Getting to know about services and getting them in place for you and the person you support is an important part of moving forward to prepare for the future. However, many people are reluctant to think about services soon after diagnosis. Some people feel that they are not ready, others feel that services are just for people who can’t manage. Some are worried about cost or how the person they support will react to having services.
Be aware that there are many different types of services and supports. After diagnosis, finding and making use of services that will support the person with dementia to improve their function and independence are key. It is also important to start to understand other services that provide support for home or personal care, register for them or “get on their waiting list”, so you know where to turn to if things change or you suddenly find you need practical or emotional support.
Dementia support services in Australia
Some key points about services in Australia are:
- The system is hard to navigate and is not very user friendly. We give you an overview on the next page 5.5 Types of Services that should make understanding and navigation a little easier.
- There can be a very long wait (in some cases a year and more) between applying for certain services and receiving them.

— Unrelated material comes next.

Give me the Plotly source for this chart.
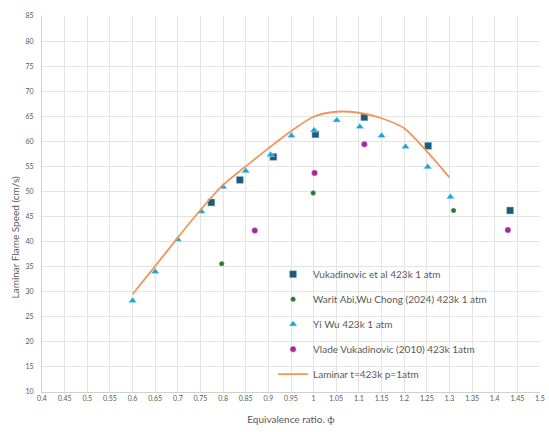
import plotly.graph_objects as go

# Vukadinovic et al 423k 1 atm
vuk_phi = [0.774, 0.837, 0.911, 1.004, 1.112, 1.253, 1.434]
vuk_sl = [47.8, 52.3, 56.9, 61.4, 64.8, 59.1, 46.2]

# Warit Abi, Wu Chong (2024) 423k 1 atm
warit_phi = [0.797, 0.999, 1.309]
warit_sl = [35.6, 49.7, 46.2]

# Yi Wu 423k 1 atm
wu_phi = [0.600, 0.650, 0.700, 0.752, 0.800, 0.850, 0.905, 0.951, 1.001,
          1.051, 1.102, 1.150, 1.203, 1.252, 1.302]
wu_sl = [28.2, 34.0, 40.4, 46.0, 50.9, 54.1, 57.3, 61.1, 62.2,
         64.2, 62.9, 61.1, 58.9, 54.9, 48.9]

# Vlade Vukadinovic (2010) 423k 1atm
vlade_phi = [0.870, 1.002, 1.112, 1.429]
vlade_sl = [42.2, 53.7, 59.4, 42.3]

# Laminar t=423k p=1atm (computed curve)
lam_phi = [0.60, 0.65, 0.70, 0.75, 0.80, 0.85, 0.90, 0.95, 1.00,
           1.05, 1.10, 1.15, 1.20, 1.25, 1.30]
lam_sl = [29.5, 35.1, 40.8, 46.3, 51.3, 55.0, 58.6, 62.0, 64.9,
          65.9, 65.7, 64.6, 62.6, 58.0, 52.8]

x_ticks = [round(0.4 + 0.05 * i, 2) for i in range(23)]
x_labels = [f"{v:g}" for v in x_ticks]
y_ticks = list(range(10, 90, 5))

fig = go.Figure()

fig.add_trace(go.Scatter(
    x=vuk_phi, y=vuk_sl, mode="markers", name="Vukadinovic et al 423k 1 atm",
    legendgroup="a",
    marker=dict(symbol="square", size=7, color="#1d5a78",
                line=dict(width=0.5, color="#9fc6d8")),
))
fig.add_trace(go.Scatter(
    x=warit_phi, y=warit_sl, mode="markers",
    name="Warit Abi,Wu Chong (2024) 423k 1 atm", legendgroup="b",
    marker=dict(symbol="circle", size=5, color="#1f7a2e",
                line=dict(width=0.5, color="#a8d5b0")),
))
fig.add_trace(go.Scatter(
    x=wu_phi, y=wu_sl, mode="markers", name="Yi Wu 423k 1 atm",
    legendgroup="c",
    marker=dict(symbol="triangle-up", size=7, color="#1ba1dc",
                line=dict(width=0.5, color="#bfe3f4")),
))
fig.add_trace(go.Scatter(
    x=vlade_phi, y=vlade_sl, mode="markers",
    name="Vlade Vukadinovic (2010) 423k 1atm", legendgroup="d",
    marker=dict(symbol="circle", size=6, color="#a3299a",
                line=dict(width=0.5, color="#e0b3dc")),
))
fig.add_trace(go.Scatter(
    x=lam_phi, y=lam_sl, mode="lines", name="Laminar t=423k p=1atm",
    legendgroup="e",
    line=dict(color="#f0965c", width=1.8, shape="spline", smoothing=0.8),
))

fig.update_layout(
    width=549, height=432,
    margin=dict(l=42, r=4, t=16, b=40),
    paper_bgcolor="white", plot_bgcolor="white",
    font=dict(family="Lato, Open Sans, sans-serif", color="#595959"),
    showlegend=True,
    legend=dict(
        x=0.464, y=0.352, xanchor="left", yanchor="top",
        bgcolor="rgba(0,0,0,0)", font=dict(size=10, color="#595959"),
        tracegroupgap=6, itemwidth=30,
    ),
    annotations=[dict(
        text="Laminar Flame Speed (cm/s)", xref="paper", yref="paper",
        x=-0.055, y=0.41, xanchor="center", yanchor="middle",
        textangle=-90, showarrow=False,
        font=dict(size=10, color="#595959"),
    )],
)

fig.update_xaxes(
    range=[0.4, 1.5], tickvals=x_ticks, ticktext=x_labels,
    showgrid=True, gridcolor="#e4e4e4", gridwidth=1,
    showline=True, linecolor="#d0d0d0", linewidth=1,
    zeroline=False, ticks="", tickfont=dict(size=7, color="#595959"),
    ticklabeloverflow="allow",
    title=dict(text="Equivalence ratio. ϕ", font=dict(size=10, color="#595959"),
               standoff=14),
)
fig.update_yaxes(
    range=[10, 85], tickvals=y_ticks,
    showgrid=True, gridcolor="#e4e4e4", gridwidth=1,
    showline=True, linecolor="#d0d0d0", linewidth=1,
    zeroline=False, ticks="", tickfont=dict(size=7, color="#595959"),
    ticklabelstandoff=6,
)

fig.write_html("out.html")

- Services are meant to be ‘consumer directed’. This means that the person receiving the services (or their carer) have a say in what type of help they get, who gives that help, and how and when they get that help.
- Service provider organisations vary in the quality of services they provide.
- You can change service providers any time you want.
- Many staff delivering services have had minimal dementia training.
- For some services you pay a contribution to the costs, with the government contributing the rest.